▶ SUPPLIED DATA
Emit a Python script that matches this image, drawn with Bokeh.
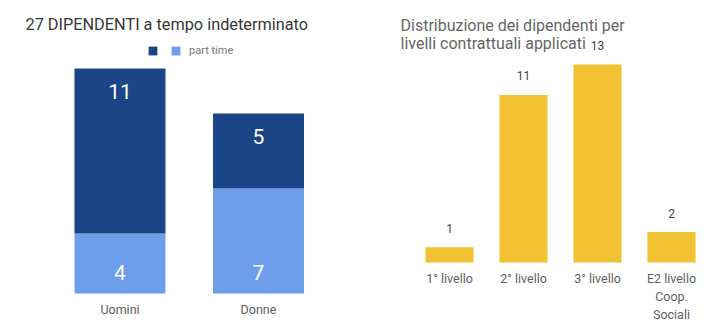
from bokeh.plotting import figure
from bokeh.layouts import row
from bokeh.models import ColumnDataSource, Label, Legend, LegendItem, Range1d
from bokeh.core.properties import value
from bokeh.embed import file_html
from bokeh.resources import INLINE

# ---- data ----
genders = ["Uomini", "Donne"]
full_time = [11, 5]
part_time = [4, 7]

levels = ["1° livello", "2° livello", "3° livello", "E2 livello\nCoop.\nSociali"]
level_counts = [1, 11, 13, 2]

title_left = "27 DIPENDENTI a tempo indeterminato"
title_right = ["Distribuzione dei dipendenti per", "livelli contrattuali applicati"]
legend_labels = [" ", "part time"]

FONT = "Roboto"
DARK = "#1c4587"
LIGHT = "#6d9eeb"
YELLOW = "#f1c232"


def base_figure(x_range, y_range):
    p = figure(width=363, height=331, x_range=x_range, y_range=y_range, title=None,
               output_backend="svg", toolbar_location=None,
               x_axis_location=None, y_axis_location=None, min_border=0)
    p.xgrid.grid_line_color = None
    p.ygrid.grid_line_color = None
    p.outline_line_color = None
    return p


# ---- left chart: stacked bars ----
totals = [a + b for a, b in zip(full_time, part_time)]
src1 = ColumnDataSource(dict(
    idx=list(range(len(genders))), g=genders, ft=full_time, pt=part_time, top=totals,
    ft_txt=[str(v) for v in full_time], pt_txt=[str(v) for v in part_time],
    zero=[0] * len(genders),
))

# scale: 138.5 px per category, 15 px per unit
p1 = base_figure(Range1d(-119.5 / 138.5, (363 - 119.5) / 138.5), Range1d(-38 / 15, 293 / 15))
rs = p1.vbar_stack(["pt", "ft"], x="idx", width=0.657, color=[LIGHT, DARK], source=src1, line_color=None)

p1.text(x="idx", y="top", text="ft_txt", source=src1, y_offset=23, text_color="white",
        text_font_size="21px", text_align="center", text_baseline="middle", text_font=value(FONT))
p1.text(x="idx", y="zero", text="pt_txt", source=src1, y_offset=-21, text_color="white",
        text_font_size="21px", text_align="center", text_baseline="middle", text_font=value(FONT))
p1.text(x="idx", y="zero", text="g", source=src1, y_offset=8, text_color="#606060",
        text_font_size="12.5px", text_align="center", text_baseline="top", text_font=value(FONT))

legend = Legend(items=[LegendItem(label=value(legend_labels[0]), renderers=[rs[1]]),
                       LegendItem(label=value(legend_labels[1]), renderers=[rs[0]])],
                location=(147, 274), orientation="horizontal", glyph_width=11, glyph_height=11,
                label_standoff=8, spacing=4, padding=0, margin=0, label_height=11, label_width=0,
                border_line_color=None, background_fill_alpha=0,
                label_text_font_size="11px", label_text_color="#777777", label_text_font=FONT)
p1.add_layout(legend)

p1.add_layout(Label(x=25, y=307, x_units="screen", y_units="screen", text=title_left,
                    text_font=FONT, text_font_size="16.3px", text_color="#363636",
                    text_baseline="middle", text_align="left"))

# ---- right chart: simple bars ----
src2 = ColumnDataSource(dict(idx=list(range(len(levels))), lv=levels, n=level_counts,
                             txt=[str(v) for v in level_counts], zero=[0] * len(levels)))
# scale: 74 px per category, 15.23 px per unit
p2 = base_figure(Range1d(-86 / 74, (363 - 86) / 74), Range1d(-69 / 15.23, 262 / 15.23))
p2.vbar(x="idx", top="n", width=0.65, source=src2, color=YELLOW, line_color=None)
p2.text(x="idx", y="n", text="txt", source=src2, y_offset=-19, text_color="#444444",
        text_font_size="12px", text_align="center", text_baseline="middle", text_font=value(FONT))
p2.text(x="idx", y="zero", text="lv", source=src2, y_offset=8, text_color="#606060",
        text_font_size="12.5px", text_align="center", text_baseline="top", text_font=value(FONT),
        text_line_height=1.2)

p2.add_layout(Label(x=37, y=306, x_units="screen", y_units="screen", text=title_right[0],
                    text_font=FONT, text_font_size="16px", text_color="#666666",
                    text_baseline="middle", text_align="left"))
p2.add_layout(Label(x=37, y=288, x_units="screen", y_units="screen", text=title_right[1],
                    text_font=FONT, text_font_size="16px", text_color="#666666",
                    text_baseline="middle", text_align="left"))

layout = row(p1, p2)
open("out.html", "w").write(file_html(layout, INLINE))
...
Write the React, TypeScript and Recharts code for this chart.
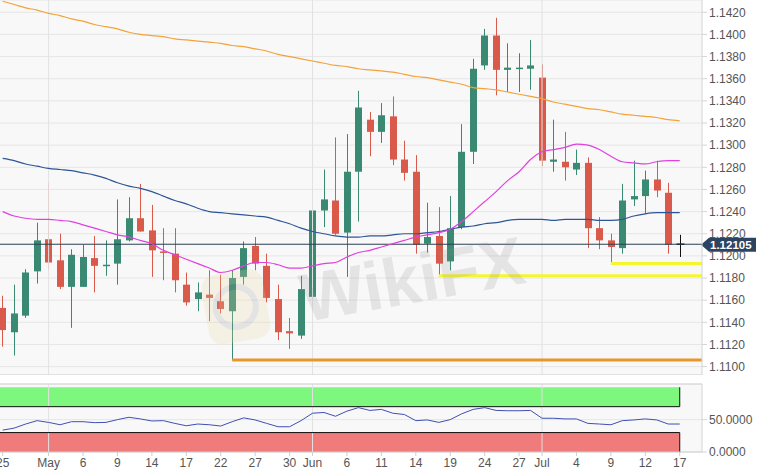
...
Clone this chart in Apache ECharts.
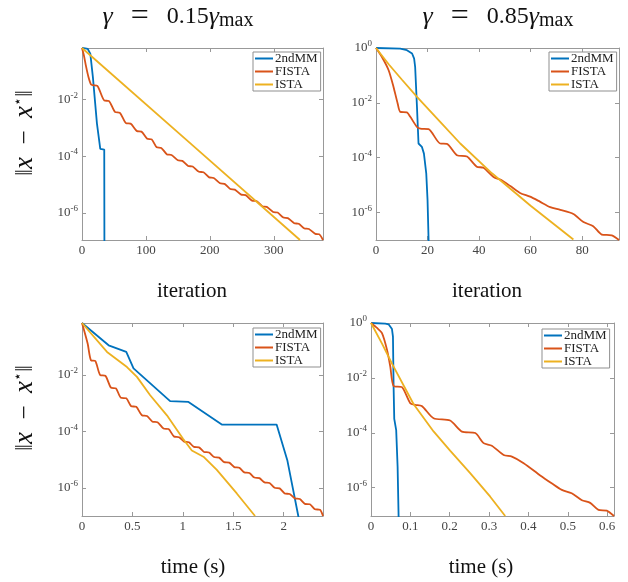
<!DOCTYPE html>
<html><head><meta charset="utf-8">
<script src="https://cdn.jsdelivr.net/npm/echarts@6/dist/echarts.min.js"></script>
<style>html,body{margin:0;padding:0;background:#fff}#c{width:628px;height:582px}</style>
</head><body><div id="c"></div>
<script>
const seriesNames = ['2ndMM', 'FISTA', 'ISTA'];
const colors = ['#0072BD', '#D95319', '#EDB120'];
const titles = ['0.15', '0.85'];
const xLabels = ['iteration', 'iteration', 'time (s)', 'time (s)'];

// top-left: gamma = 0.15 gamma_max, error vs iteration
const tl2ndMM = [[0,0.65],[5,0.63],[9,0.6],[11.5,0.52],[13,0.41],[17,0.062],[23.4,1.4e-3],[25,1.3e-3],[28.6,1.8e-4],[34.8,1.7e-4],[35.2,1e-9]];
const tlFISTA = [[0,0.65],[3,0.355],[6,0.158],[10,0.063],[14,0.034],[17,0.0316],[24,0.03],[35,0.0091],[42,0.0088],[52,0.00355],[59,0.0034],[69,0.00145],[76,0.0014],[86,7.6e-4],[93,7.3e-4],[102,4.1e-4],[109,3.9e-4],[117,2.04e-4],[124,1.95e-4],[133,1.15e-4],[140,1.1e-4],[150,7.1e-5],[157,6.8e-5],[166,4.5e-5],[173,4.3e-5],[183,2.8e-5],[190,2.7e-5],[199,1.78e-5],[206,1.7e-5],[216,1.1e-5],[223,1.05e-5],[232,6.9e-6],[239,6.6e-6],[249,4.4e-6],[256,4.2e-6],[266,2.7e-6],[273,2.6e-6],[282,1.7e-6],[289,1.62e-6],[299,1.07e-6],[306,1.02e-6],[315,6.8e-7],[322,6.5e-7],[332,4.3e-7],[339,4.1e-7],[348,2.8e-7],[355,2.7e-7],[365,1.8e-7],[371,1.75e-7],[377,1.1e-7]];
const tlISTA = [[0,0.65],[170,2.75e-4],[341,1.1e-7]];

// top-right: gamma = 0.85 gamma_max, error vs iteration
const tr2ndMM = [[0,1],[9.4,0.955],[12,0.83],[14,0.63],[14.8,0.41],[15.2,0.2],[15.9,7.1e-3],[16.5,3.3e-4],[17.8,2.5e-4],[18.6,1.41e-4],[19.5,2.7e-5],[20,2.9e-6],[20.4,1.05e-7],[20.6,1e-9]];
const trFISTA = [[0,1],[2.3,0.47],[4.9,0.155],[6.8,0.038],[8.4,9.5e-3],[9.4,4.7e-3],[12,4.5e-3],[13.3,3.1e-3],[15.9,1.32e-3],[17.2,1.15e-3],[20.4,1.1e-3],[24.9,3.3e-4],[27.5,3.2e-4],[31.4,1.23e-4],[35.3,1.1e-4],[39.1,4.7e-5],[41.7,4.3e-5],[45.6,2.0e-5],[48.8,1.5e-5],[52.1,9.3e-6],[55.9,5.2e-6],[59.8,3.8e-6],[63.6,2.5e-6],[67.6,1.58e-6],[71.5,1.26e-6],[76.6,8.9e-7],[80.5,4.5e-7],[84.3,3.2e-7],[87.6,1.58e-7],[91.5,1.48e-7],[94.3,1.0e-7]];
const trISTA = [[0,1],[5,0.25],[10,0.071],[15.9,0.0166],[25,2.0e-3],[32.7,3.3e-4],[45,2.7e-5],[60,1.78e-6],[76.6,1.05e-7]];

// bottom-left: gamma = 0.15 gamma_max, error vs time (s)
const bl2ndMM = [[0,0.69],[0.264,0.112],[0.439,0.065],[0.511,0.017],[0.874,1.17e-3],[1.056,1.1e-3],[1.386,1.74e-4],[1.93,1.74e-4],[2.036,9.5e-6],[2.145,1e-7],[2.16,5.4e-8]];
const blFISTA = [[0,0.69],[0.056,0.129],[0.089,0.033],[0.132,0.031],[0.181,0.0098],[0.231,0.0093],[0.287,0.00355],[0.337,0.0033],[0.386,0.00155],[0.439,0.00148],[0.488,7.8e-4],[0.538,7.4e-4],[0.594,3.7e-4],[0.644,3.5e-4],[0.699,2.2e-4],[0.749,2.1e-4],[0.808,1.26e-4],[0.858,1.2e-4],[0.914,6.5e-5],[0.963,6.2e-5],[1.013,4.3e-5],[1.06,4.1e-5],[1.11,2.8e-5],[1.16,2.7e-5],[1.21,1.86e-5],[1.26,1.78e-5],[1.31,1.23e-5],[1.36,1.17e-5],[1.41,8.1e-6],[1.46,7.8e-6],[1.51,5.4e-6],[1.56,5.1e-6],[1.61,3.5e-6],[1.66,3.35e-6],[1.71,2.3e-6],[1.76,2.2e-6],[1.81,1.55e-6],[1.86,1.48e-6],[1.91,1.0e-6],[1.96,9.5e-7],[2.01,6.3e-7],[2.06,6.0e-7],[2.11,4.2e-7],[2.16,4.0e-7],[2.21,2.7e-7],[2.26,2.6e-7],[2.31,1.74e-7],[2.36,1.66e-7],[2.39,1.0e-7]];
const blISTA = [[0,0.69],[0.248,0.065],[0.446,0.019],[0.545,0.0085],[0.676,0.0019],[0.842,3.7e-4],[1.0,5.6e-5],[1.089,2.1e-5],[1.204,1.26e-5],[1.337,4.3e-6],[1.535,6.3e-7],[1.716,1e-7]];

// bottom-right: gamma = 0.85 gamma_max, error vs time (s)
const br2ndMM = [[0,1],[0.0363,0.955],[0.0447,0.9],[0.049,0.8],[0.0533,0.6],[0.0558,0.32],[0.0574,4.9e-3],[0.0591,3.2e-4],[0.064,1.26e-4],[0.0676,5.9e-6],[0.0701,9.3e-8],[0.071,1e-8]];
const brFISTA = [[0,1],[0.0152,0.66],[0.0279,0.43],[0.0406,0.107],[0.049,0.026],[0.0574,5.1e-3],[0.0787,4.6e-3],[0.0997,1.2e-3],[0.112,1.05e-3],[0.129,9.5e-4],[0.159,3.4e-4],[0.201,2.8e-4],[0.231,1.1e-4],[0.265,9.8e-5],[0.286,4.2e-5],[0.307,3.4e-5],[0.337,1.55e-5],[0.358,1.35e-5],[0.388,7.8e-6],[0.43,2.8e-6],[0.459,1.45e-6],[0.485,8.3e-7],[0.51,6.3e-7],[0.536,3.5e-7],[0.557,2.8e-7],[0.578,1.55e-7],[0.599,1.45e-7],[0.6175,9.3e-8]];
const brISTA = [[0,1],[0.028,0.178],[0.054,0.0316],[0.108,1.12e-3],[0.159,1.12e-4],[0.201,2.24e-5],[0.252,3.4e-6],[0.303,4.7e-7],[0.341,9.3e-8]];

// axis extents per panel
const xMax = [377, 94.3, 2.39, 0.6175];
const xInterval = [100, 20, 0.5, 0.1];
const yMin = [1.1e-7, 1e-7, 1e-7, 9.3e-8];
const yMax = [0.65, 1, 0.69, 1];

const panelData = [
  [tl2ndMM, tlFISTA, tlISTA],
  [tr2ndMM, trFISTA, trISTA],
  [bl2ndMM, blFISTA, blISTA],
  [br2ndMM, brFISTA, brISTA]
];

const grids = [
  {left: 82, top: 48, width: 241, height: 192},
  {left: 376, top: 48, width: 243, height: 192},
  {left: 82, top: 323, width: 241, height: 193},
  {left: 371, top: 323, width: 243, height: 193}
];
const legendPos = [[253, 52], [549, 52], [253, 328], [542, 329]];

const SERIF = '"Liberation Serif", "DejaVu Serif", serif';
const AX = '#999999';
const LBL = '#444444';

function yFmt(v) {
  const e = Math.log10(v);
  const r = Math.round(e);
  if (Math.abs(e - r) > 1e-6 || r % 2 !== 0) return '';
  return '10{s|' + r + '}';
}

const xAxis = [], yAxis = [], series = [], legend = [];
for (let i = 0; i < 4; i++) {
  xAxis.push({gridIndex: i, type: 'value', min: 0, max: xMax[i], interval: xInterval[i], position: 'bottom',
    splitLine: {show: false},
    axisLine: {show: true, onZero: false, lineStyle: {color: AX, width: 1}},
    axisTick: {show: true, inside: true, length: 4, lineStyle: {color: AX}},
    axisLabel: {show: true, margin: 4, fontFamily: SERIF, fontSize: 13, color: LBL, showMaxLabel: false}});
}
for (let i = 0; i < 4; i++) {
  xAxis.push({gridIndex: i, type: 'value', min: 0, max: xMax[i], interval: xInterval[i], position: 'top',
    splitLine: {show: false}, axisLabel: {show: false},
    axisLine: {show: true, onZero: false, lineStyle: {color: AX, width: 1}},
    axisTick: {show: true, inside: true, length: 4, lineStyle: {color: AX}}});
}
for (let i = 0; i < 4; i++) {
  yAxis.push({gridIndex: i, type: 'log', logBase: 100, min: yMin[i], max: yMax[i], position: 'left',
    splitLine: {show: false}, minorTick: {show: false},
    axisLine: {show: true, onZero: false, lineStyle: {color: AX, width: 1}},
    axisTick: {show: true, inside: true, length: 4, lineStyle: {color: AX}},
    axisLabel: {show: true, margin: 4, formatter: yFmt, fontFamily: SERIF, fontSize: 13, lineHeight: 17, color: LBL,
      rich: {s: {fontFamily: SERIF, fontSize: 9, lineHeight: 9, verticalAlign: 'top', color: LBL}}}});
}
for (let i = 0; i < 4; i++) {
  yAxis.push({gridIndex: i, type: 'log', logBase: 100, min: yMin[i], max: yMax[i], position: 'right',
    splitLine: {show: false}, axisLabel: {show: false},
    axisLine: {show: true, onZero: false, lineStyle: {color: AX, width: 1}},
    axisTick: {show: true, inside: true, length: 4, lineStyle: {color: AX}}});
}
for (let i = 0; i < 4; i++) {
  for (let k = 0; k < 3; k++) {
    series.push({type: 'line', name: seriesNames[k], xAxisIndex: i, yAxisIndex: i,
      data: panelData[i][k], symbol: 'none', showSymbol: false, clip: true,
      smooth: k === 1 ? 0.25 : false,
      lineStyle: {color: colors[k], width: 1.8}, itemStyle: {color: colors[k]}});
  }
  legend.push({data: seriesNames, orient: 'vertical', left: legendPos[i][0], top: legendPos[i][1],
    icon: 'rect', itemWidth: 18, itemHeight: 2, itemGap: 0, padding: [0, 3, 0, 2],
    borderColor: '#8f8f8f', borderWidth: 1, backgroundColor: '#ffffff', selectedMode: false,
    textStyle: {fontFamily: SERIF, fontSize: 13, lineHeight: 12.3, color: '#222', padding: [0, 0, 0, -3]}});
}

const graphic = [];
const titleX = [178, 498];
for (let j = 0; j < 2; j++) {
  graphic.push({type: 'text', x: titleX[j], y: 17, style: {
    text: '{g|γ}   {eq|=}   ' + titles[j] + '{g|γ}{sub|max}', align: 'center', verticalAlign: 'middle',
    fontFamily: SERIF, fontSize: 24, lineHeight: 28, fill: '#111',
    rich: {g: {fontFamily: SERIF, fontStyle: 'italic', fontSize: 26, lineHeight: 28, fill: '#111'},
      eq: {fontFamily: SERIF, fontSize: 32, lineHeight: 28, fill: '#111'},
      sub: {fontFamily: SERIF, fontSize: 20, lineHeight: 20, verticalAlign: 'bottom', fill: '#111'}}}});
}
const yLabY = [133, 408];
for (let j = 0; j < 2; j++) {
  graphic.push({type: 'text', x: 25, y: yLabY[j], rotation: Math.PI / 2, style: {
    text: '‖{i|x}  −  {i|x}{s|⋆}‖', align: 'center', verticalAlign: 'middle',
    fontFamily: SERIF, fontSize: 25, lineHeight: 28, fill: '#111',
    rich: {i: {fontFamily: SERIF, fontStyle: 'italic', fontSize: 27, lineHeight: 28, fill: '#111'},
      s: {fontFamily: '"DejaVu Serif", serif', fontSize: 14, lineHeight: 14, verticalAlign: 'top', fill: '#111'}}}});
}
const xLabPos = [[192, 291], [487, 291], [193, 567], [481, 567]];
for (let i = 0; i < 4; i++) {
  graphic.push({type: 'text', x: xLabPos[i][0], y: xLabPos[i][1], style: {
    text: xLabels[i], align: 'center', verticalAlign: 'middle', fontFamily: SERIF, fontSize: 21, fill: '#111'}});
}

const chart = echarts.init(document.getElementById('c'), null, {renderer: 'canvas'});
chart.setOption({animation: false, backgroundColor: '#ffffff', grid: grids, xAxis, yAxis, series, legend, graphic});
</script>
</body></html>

▶ EXERCISE OBJECTIVE
Show every line above in which the word "this" occurs.

▶ CORRECT ANSWER
Emit a Python script that matches this image, drawn with Bokeh.
Write the React, TypeScript and Recharts code for this chart.
Clone this chart in Apache ECharts.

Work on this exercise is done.